The Commons votes today on the third reading of the Employment Bill, the main interest in which is what’s now clause 19, which amends section 174 of the Trade Union and Labour Relations (Consolidation) Act 1992 in order to permit unions to bar or expel members of the BNP. The amendment flows from the ruling of the European Court of Human Rights last year in ASLEF v UK, which decided that the 1992 Act, which the Employment Appeal Tribunal had read as preventing the train drivers’ union from expelling one of its members on grounds of BNP membership, was in breach of ASLEF’s article 11 Convention right to freedom of association.
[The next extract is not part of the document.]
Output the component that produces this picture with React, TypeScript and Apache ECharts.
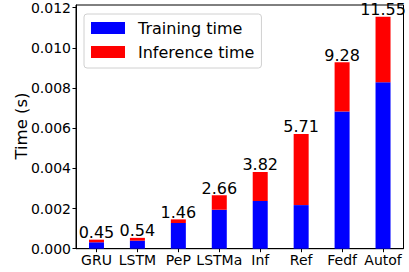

At first blush that might seem a paradoxical judgment: how can the right to free association have the result that people should be denied union membership? Actually it makes sense, though: as the ECtHR explained at paragraph 39 of its judgment,

Article 11 cannot be interpreted as imposing an obligation on associations or organisations to admit whosoever wishes to join. Where associations are formed by people, who, espousing particular values or ideals, intend to pursue common goals, it would run counter to the very effectiveness of the freedom at stake if they had no control over their membership.

The government had planned a simple amendment, just permitting explusion on grounds of membership of political parties, but a small spat has broken out over clause 19, which takes its present form as the result of an amendment proposed by Lord Lester and backed by the Lords, which includes a number of safeguards for the union member at risk of explusion – for instance, that the union must amend its rule book to allow for such explusions, and must give the member a right to make representations. Lord Lester’s got those safeguards from paragraph 43 of the ASLEF judgment. Here’s a BBC report explaining the issues, and here you can listen to a short discussion on Today between Lord Lester and Tony Lloyd about the amendment. You might also be interested in the scrutiny report by the Joint Committee on Human Rights from April this year, which unsurprisingly backed Lord Lester.

This is interesting politically of course, and I think Lord Lester’s reading of the ASLEF judgment is more or less right: a union would go further than article 11 permits, and would breach its member’s right of association, if it expelled him or her contrary to its own rule book or in a way that is procedurally unfair. I’m not sure that really requires the rule book to be amended in advance – but that’s a minor quibble. What’s interesting on an extremely nerdish legalistic level is that none of this legislative dispute really matters. Even if the government gets its way, sections 2 and 3 of the Human Rights Act mean tribunals will need to read the new legislation taking account of ASLEF, and will read in the pargraph 43 safeguards. I would have thought Lord Lester’s best argument is simply that his text puts them clearly on the face of the statute.